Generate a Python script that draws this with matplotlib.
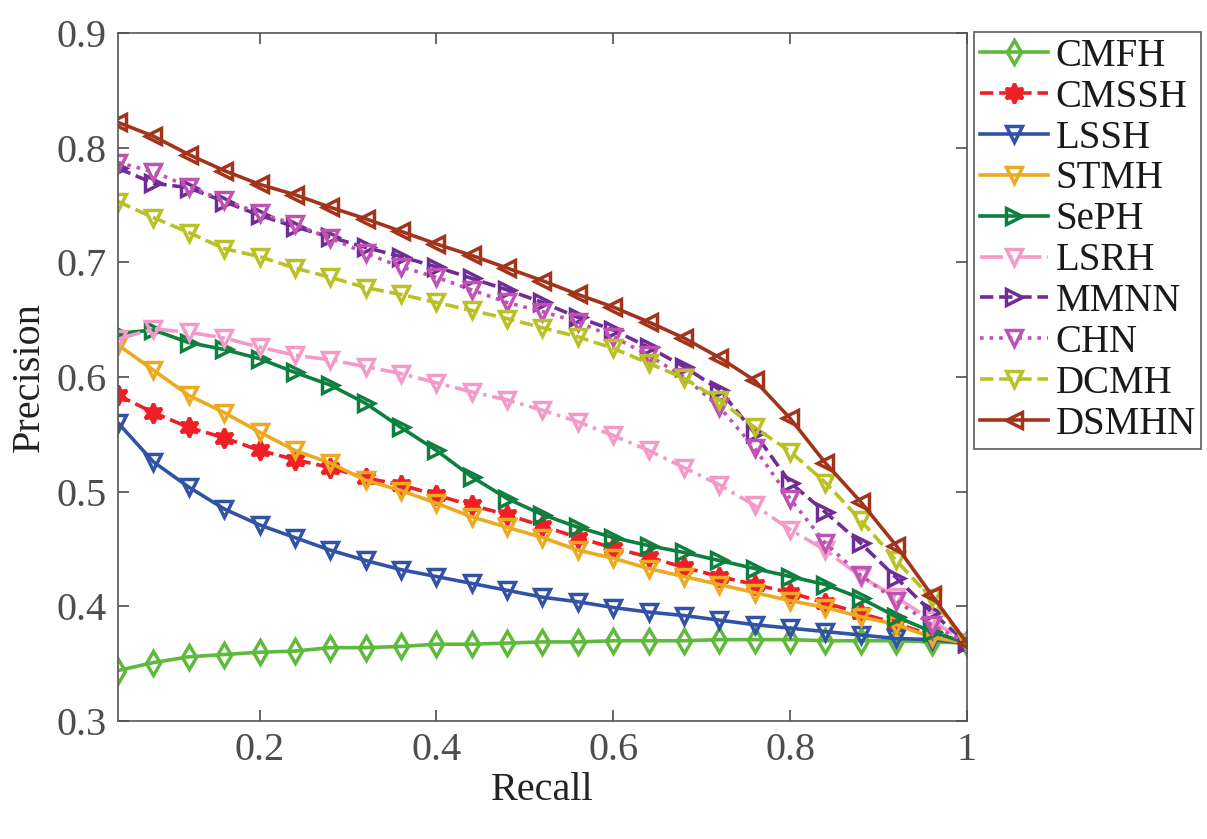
import matplotlib
matplotlib.use("Agg")
import matplotlib.pyplot as plt

recall = [0.04, 0.08, 0.12, 0.16, 0.20, 0.24, 0.28, 0.32, 0.36, 0.40, 0.44, 0.48, 0.52,
          0.56, 0.60, 0.64, 0.68, 0.72, 0.76, 0.80, 0.84, 0.88, 0.92, 0.96, 1.00]

cmfh = [0.344, 0.351, 0.356, 0.358, 0.360, 0.361, 0.364, 0.364, 0.365, 0.367, 0.367, 0.368, 0.369,
        0.369, 0.370, 0.370, 0.370, 0.371, 0.371, 0.371, 0.370, 0.370, 0.370, 0.369, 0.368]
cmssh = [0.584, 0.569, 0.556, 0.547, 0.536, 0.528, 0.521, 0.512, 0.506, 0.497, 0.488, 0.480, 0.470,
         0.460, 0.451, 0.443, 0.434, 0.426, 0.419, 0.412, 0.403, 0.394, 0.385, 0.375, 0.368]
lssh = [0.560, 0.526, 0.504, 0.485, 0.471, 0.460, 0.449, 0.440, 0.432, 0.426, 0.420, 0.414, 0.408,
        0.404, 0.399, 0.395, 0.392, 0.388, 0.384, 0.381, 0.378, 0.375, 0.372, 0.371, 0.368]
stmh = [0.628, 0.606, 0.584, 0.569, 0.552, 0.536, 0.525, 0.510, 0.501, 0.490, 0.478, 0.469, 0.460,
        0.449, 0.442, 0.433, 0.426, 0.419, 0.412, 0.405, 0.399, 0.391, 0.384, 0.373, 0.368]
seph = [0.638, 0.641, 0.630, 0.624, 0.616, 0.604, 0.593, 0.577, 0.556, 0.536, 0.513, 0.494, 0.480,
        0.469, 0.460, 0.453, 0.447, 0.440, 0.433, 0.426, 0.419, 0.407, 0.391, 0.378, 0.368]
lsrh = [0.633, 0.642, 0.639, 0.634, 0.626, 0.619, 0.615, 0.609, 0.603, 0.595, 0.587, 0.580, 0.571,
        0.561, 0.549, 0.536, 0.521, 0.506, 0.488, 0.467, 0.449, 0.426, 0.408, 0.388, 0.368]
mmnn = [0.782, 0.769, 0.765, 0.753, 0.741, 0.731, 0.722, 0.713, 0.705, 0.696, 0.686, 0.676, 0.665,
        0.652, 0.641, 0.626, 0.609, 0.589, 0.551, 0.508, 0.482, 0.455, 0.425, 0.395, 0.368]
chn = [0.787, 0.779, 0.766, 0.754, 0.743, 0.733, 0.721, 0.708, 0.696, 0.687, 0.676, 0.665, 0.657,
       0.648, 0.635, 0.619, 0.600, 0.574, 0.538, 0.494, 0.455, 0.427, 0.405, 0.384, 0.368]
dcmh = [0.753, 0.739, 0.726, 0.712, 0.705, 0.695, 0.687, 0.678, 0.672, 0.665, 0.658, 0.651, 0.643,
        0.635, 0.625, 0.612, 0.599, 0.580, 0.556, 0.535, 0.508, 0.475, 0.440, 0.407, 0.368]
dsmhn = [0.822, 0.810, 0.794, 0.780, 0.768, 0.759, 0.748, 0.738, 0.727, 0.716, 0.706, 0.695, 0.684,
         0.672, 0.661, 0.648, 0.634, 0.617, 0.597, 0.564, 0.525, 0.491, 0.453, 0.410, 0.368]

names = ["CMFH", "CMSSH", "LSSH", "STMH", "SePH", "LSRH", "MMNN", "CHN", "DCMH", "DSMHN"]
series = [cmfh, cmssh, lssh, stmh, seph, lsrh, mmnn, chn, dcmh, dsmhn]
colors = ["#5fba3c", "#ee2026", "#3253a4", "#eda922", "#0d7f3f", "#f39bc8",
          "#702c96", "#bf52b2", "#b9c126", "#a3341c"]
styles = ["-", "--", "-", "-", "-", "-.", "--", ":", "--", "-"]
markers = ["d", (6, 1, 0), "v", "v", ">", "v", ">", "v", "v", "<"]

ytick_vals = [0.3, 0.4, 0.5, 0.6, 0.7, 0.8, 0.9]
xtick_vals = [0.2, 0.4, 0.6, 0.8, 1.0]
xtick_labels = ["0.2", "0.4", "0.6", "0.8", "1"]

plt.rcParams["font.family"] = ["Liberation Serif", "DejaVu Serif"]

fig = plt.figure(figsize=(12.07, 8.39), dpi=100)
ax = fig.add_axes([0.0978, 0.1406, 0.7033, 0.8201])

for name, ys, c, ls, mk in zip(names, series, colors, styles, markers):
    filled = mk == (6, 1, 0)
    ax.plot(recall, ys, linestyle=ls, color=c, linewidth=2.6,
            marker=mk, markersize=12 if not filled else 14,
            markerfacecolor=c if filled else "none",
            markeredgecolor=c, markeredgewidth=2.5, label=name)

ax.set_xlim(0.04, 1.0)
ax.set_ylim(0.3, 0.9)
ax.set_xticks(xtick_vals)
ax.set_xticklabels(xtick_labels)
ax.set_yticks(ytick_vals)
ax.set_yticklabels([f"{v:.1f}" for v in ytick_vals])

ax.tick_params(direction="in", top=True, right=True, length=8, width=1.2,
               labelsize=29, colors="#4d4d4d", pad=8)
for tl in ax.get_xticklabels() + ax.get_yticklabels():
    tl.set_color("#4d4d4d")
for sp in ax.spines.values():
    sp.set_color("#555555")
    sp.set_linewidth(1.2)

ax.set_xlabel("Recall", fontsize=29, color="#222222", labelpad=2)
ax.set_ylabel("Precision", fontsize=29, color="#222222", labelpad=6)

leg = ax.legend(loc="upper left", bbox_to_anchor=(1.008, 1.0015), fontsize=28,
                frameon=True, fancybox=False, edgecolor="#333333",
                handlelength=1.75, handletextpad=0.2, labelspacing=0.1,
                borderpad=0.15, borderaxespad=0)
leg.get_frame().set_linewidth(1.2)
for t in leg.get_texts():
    t.set_color("#1a1a1a")

fig.savefig("out.png", dpi=100)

◆ ◆ ◆

YOUR GOAL ::
Go from the first line of the data above to the line containing "0.92, 0.96, 1.00]" and retype exactly those lines, both included, but none of the pictures.

EXERCISE OUTPUT ::
Generate a Python script that draws this with matplotlib.
import matplotlib
matplotlib.use("Agg")
import matplotlib.pyplot as plt

recall = [0.04, 0.08, 0.12, 0.16, 0.20, 0.24, 0.28, 0.32, 0.36, 0.40, 0.44, 0.48, 0.52,
          0.56, 0.60, 0.64, 0.68, 0.72, 0.76, 0.80, 0.84, 0.88, 0.92, 0.96, 1.00]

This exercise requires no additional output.